Given problem:
Identify each line holding the string "chart" and copy it.

Records to use:
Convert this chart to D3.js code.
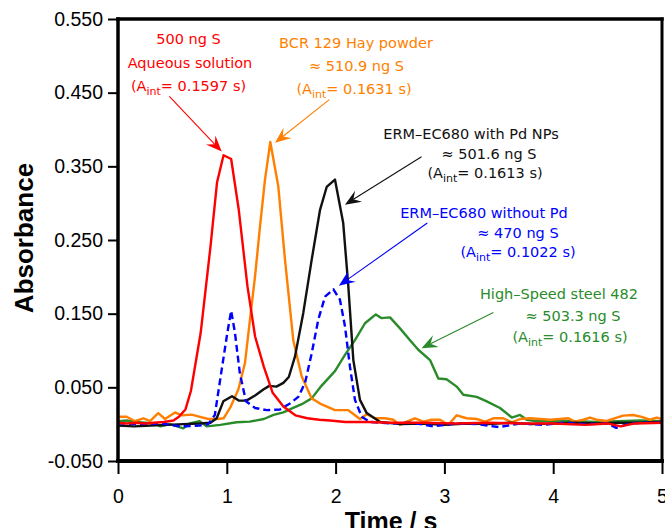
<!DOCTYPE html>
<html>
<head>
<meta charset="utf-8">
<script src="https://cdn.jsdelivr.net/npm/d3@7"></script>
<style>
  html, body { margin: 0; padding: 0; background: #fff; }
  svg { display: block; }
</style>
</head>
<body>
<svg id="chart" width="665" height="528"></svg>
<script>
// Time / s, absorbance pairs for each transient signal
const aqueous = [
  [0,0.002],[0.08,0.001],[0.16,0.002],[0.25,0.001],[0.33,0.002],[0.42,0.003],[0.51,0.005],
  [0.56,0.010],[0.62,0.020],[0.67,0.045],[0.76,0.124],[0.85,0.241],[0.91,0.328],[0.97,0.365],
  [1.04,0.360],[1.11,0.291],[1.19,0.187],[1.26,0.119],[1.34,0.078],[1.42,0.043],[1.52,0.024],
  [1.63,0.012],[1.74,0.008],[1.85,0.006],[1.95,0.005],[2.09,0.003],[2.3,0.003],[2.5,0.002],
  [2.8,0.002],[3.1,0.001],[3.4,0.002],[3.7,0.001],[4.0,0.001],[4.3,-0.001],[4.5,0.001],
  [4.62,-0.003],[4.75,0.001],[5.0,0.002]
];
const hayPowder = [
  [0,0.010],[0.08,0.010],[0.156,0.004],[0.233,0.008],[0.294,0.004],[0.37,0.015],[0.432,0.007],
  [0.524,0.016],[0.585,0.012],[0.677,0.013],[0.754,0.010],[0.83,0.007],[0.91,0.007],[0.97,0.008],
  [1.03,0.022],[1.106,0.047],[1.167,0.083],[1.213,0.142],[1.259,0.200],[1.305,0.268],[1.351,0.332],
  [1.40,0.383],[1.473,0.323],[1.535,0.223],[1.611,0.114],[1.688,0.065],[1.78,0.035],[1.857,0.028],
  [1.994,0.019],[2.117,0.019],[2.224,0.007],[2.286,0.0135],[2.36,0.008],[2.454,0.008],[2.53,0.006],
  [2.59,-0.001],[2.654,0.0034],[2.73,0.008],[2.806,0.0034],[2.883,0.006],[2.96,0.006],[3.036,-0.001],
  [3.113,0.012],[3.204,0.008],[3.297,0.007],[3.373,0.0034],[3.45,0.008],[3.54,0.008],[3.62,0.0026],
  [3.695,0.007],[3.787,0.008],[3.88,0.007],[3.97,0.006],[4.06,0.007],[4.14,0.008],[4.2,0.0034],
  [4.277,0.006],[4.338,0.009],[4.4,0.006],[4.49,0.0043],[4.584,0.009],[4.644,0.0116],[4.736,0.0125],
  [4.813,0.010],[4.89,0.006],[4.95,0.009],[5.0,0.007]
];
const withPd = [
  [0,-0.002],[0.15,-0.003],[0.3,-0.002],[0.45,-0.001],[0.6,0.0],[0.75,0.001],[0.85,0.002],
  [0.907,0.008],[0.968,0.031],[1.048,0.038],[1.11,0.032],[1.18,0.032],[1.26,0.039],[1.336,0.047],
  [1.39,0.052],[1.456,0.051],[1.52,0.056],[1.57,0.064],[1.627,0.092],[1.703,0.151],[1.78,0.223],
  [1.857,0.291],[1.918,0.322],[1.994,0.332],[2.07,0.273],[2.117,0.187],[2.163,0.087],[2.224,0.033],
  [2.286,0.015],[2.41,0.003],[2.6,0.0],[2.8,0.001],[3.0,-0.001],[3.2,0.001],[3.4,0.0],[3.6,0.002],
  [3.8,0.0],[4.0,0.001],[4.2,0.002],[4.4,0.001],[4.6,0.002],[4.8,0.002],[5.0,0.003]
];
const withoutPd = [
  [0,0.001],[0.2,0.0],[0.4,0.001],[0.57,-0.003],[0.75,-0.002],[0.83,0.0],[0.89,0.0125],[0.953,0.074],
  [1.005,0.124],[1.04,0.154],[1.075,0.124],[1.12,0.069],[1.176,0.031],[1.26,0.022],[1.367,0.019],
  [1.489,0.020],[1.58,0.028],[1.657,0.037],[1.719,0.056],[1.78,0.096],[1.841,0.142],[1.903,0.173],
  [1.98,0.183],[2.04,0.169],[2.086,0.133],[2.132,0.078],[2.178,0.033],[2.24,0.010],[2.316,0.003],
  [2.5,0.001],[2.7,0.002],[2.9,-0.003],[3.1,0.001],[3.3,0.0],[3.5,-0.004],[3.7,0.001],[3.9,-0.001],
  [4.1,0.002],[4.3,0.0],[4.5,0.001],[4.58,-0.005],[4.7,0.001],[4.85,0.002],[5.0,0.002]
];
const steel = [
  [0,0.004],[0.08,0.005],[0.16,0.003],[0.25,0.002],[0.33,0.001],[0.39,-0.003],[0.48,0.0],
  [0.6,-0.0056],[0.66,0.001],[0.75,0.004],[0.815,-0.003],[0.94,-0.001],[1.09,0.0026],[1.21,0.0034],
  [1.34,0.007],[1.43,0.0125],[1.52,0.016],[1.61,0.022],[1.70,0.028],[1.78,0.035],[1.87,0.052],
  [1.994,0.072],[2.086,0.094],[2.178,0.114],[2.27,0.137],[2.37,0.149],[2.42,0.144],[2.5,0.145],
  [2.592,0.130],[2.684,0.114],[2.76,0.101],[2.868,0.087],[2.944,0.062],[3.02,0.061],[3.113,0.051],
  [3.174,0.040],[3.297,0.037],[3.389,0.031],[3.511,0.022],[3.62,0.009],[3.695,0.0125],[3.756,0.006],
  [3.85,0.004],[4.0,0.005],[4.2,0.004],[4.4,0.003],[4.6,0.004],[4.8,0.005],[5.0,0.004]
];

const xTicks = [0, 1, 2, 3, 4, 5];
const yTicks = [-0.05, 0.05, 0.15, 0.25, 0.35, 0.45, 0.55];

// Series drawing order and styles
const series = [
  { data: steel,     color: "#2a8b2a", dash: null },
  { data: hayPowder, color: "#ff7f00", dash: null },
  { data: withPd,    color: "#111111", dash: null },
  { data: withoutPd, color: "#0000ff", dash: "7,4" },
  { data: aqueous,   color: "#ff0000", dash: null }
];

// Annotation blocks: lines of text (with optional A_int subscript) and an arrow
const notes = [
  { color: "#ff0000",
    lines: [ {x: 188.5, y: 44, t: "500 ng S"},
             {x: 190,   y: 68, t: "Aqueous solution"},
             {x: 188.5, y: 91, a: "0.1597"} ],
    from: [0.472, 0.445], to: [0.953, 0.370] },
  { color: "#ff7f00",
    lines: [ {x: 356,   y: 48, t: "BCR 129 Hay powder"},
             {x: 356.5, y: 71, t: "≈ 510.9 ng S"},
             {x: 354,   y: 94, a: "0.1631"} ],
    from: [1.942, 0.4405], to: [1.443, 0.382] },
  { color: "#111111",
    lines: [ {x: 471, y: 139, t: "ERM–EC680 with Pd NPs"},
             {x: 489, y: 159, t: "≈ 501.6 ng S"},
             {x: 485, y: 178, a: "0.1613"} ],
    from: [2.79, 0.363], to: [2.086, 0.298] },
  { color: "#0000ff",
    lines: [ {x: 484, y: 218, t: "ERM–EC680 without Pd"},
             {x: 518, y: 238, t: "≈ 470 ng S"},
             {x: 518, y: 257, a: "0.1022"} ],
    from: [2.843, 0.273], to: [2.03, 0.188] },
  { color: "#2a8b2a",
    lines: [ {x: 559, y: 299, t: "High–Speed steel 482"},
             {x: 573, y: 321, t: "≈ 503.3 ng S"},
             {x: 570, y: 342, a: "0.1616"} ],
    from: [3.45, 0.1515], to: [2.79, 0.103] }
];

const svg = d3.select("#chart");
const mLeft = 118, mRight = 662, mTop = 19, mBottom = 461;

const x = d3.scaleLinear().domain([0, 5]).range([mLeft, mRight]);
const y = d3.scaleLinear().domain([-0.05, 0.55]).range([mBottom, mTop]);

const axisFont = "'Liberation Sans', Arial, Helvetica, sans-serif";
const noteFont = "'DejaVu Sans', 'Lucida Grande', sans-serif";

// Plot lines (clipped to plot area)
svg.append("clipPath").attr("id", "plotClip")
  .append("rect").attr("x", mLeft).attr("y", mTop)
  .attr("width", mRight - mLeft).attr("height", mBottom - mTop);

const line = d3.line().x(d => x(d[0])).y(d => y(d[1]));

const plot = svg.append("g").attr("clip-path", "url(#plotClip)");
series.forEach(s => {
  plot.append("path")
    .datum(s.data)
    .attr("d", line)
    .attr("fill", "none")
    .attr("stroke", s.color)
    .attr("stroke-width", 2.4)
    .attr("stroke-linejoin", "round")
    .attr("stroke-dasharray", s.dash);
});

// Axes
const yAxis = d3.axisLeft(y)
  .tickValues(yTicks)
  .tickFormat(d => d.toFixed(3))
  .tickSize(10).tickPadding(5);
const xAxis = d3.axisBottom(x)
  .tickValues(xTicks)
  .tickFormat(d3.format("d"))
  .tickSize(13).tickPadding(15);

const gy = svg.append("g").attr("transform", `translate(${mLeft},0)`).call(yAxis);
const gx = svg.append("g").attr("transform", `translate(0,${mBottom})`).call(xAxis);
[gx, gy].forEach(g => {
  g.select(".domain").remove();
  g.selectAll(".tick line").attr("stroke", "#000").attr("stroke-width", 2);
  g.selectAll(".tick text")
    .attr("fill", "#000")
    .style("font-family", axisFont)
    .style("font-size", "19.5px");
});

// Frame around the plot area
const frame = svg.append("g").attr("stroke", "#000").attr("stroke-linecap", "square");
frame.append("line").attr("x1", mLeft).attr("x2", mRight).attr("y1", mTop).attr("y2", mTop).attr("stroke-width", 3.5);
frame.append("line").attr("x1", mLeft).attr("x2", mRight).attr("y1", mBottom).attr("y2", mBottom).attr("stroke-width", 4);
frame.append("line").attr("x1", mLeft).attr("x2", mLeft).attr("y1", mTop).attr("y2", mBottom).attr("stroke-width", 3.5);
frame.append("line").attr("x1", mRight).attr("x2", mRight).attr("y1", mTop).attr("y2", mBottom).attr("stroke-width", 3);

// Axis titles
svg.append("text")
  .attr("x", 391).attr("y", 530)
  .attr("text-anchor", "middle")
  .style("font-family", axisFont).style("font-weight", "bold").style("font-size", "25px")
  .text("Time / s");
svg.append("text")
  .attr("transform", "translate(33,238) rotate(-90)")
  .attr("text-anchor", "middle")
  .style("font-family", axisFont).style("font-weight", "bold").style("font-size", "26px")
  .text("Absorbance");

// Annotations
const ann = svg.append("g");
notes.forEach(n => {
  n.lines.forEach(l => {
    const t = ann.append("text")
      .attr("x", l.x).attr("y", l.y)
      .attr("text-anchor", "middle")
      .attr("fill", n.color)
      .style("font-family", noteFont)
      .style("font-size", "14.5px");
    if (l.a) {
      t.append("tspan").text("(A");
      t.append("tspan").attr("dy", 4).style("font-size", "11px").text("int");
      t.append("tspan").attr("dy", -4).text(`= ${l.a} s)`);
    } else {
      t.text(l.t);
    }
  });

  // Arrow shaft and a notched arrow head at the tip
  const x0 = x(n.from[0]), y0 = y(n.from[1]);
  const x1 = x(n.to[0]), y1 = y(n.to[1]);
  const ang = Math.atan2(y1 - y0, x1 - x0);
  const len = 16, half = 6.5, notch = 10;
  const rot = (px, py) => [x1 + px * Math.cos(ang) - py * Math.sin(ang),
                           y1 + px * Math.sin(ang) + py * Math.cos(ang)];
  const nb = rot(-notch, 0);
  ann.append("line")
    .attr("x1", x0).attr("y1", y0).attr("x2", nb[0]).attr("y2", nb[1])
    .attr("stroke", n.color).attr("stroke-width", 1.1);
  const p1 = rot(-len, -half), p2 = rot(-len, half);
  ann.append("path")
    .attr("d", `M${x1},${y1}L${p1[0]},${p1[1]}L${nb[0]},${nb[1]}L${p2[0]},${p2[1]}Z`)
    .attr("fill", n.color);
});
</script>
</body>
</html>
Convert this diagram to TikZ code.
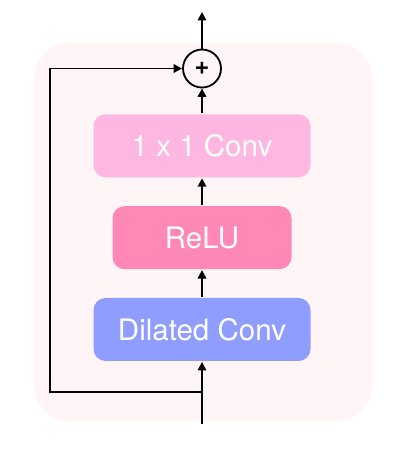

Result:
Convert this chart to D3.js code.
<svg id="chart" width="665" height="528"></svg>
const svg = d3.select("#chart");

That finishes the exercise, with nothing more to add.